Their platforms are especially valuable where utilities are balancing grid stability against rising renewable penetration.

6. IBM Consulting

IBM’s utility practice focuses on extracting intelligence from fragmented infrastructure ecosystems.

Their strengths include:

  • AI-based outage forecasting
  • Predictive asset performance analytics
  • Hybrid cloud utility environments
  • Regulatory reporting automation

They tend to deliver strong results when operational systems exist but data visibility remains poor.

7. Capgemini

Capgemini approaches utility modernization as an enterprise-wide operational transformation effort.
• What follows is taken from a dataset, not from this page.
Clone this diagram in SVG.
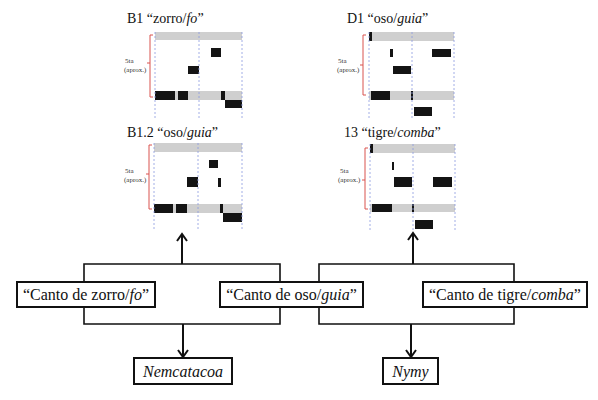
<svg xmlns="http://www.w3.org/2000/svg" width="598" height="400" viewBox="0 0 598 400">
<style>
text{font-family:"Liberation Serif","Times New Roman",serif;fill:#111}
.title{font-size:14px}
.lab{font-size:7px;fill:#333}
.box{fill:#fff;stroke:#111;stroke-width:2}
.btxt{font-size:16px;text-anchor:middle}
.gray{fill:#cfcfcf}
.blk{fill:#141414}
.dash{stroke:#8a9ae0;stroke-width:0.8;stroke-dasharray:2 2;fill:none}
.br{stroke:#d9534f;stroke-width:1;fill:none}
.con{stroke:#111;stroke-width:1.6;fill:none}
.arr{stroke:#111;stroke-width:2;fill:none}
</style>
<defs>
<marker id="ah" viewBox="0 0 10 12" refX="8" refY="6" markerWidth="10" markerHeight="12" markerUnits="userSpaceOnUse" orient="auto">
<path d="M1,1 L8,6 L1,11" fill="none" stroke="#111" stroke-width="2"/>
</marker>
</defs>
<rect width="598" height="400" fill="#fff"/>

<g id="chart-B1">
<text class="title" x="127" y="23">B1 “zorro/<tspan font-style="italic">fo</tspan>”</text>
<text class="lab" x="125" y="63">5ta</text>
<text class="lab" x="124" y="72">(aprox.)</text>
<path class="br" d="M153,35 H150 V97 H153 M150,63 H147"/>
<rect class="gray" x="155" y="32" width="87" height="8"/>
<rect class="gray" x="155" y="91" width="87" height="9"/>
<rect class="blk" x="211" y="48" width="10" height="9"/>
<rect class="blk" x="188" y="66" width="11" height="8"/>
<rect class="blk" x="155" y="91" width="20" height="9"/>
<rect class="blk" x="178" y="91" width="10" height="9"/>
<rect class="blk" x="221" y="91" width="4" height="9"/>
<rect class="blk" x="225" y="100" width="17" height="8"/>
<path class="dash" d="M155,32 V118 M199,32 V118 M242,32 V118"/>
</g>

<g id="chart-D1">
<text class="title" x="347" y="23">D1 “oso/<tspan font-style="italic">guia</tspan>”</text>
<text class="lab" x="338" y="63">5ta</text>
<text class="lab" x="337" y="72">(aprox.)</text>
<path class="br" d="M366,35 H363 V95 H366 M363,65 H360"/>
<rect class="gray" x="369" y="32" width="85" height="9"/>
<rect class="gray" x="369" y="91" width="85" height="9"/>
<rect class="blk" x="369" y="32" width="3" height="9"/>
<rect class="blk" x="390" y="49" width="3" height="8"/>
<rect class="blk" x="432" y="49" width="19" height="8"/>
<rect class="blk" x="393" y="66" width="18" height="8"/>
<rect class="blk" x="371" y="91" width="19" height="9"/>
<rect class="blk" x="411" y="91" width="2" height="9"/>
<rect class="blk" x="414" y="107" width="18" height="9"/>
<path class="dash" d="M369,32 V118 M412,32 V118 M454,32 V118"/>
</g>

<g id="chart-B1-2">
<text class="title" x="127" y="137">B1.2 “oso/<tspan font-style="italic">guia</tspan>”</text>
<text class="lab" x="125" y="173">5ta</text>
<text class="lab" x="124" y="182">(aprox.)</text>
<path class="br" d="M152,145 H149 V209 H152 M149,174 H146"/>
<rect class="gray" x="154" y="143" width="88" height="9"/>
<rect class="gray" x="154" y="204" width="88" height="9"/>
<rect class="blk" x="209" y="160" width="9" height="8"/>
<rect class="blk" x="187" y="177" width="11" height="10"/>
<rect class="blk" x="218" y="178" width="3" height="9"/>
<rect class="blk" x="154" y="204" width="19" height="9"/>
<rect class="blk" x="176" y="204" width="11" height="9"/>
<rect class="blk" x="220" y="204" width="3" height="9"/>
<rect class="blk" x="223" y="213" width="19" height="9"/>
<path class="dash" d="M154,143 V230 M198,143 V230 M242,143 V230"/>
</g>

<g id="chart-13">
<text class="title" x="344" y="137">13 “tigre/<tspan font-style="italic">comba</tspan>”</text>
<text class="lab" x="340" y="173">5ta</text>
<text class="lab" x="338" y="182">(aprox.)</text>
<path class="br" d="M368,148 H365 V209 H368 M365,180 H362"/>
<rect class="gray" x="370" y="144" width="85" height="9"/>
<rect class="gray" x="370" y="204" width="85" height="8"/>
<rect class="blk" x="370" y="144" width="3" height="9"/>
<rect class="blk" x="392" y="162" width="2" height="8"/>
<rect class="blk" x="394" y="177" width="18" height="10"/>
<rect class="blk" x="433" y="177" width="19" height="10"/>
<rect class="blk" x="372" y="204" width="20" height="8"/>
<rect class="blk" x="412" y="204" width="2" height="8"/>
<rect class="blk" x="415" y="220" width="18" height="9"/>
<path class="dash" d="M370,144 V232 M413,144 V232 M455,144 V232"/>
</g>

<g id="connectors">
<path class="con" d="M84,282 V264 H280 V282"/>
<path class="con" d="M319,282 V264 H514 V282"/>
<path class="con" d="M84,307 V324 H280 V307"/>
<path class="con" d="M319,307 V324 H514 V307"/>
<path class="arr" d="M182,264 V234" marker-end="url(#ah)"/>
<path class="arr" d="M413,264 V233" marker-end="url(#ah)"/>
<path class="arr" d="M183,324 V357" marker-end="url(#ah)"/>
<path class="arr" d="M411,324 V357" marker-end="url(#ah)"/>
</g>

<g id="node-zorro">
<rect class="box" x="17" y="282" width="138" height="25"/>
<text class="btxt" x="86" y="300">“Canto de zorro/<tspan font-style="italic">fo</tspan>”</text>
</g>
<g id="node-oso">
<rect class="box" x="220" y="282" width="143" height="25"/>
<text class="btxt" x="291.5" y="300">“Canto de oso/<tspan font-style="italic">guia</tspan>”</text>
</g>
<g id="node-tigre">
<rect class="box" x="423" y="282" width="164" height="25"/>
<text class="btxt" x="505" y="300">“Canto de tigre/<tspan font-style="italic">comba</tspan>”</text>
</g>
<g id="node-nemcatacoa">
<rect class="box" x="134" y="358" width="98" height="26"/>
<text class="btxt" x="183" y="377" font-style="italic">Nemcatacoa</text>
</g>
<g id="node-nymy">
<rect class="box" x="383" y="358" width="55" height="26"/>
<text class="btxt" x="410.5" y="377" font-style="italic">Nymy</text>
</g>
</svg>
Their capabilities include:

  • Automation strategy for utility operations
  • Cloud-native operational modernization
  • Cross-functional process optimization
  • Performance analytics for distributed systems

They are particularly effective when automation must connect operational systems with finance, compliance, and customer platforms.

How to Choose the Right Utility Automation Partner

Most firms can demonstrate technical capability in a proposal. The real question is whether they understand operational utility constraints instinctively.

Ask whether they have worked inside live utility environments. Test their familiarity with outage management, reliability standards, and distributed infrastructure complexity. Push beyond product demos.

The best automation partner is rarely the loudest voice in procurement meetings. It is usually the team that already understands what happens when operational visibility disappears at 3 a.m. — and builds systems designed to prevent exactly that.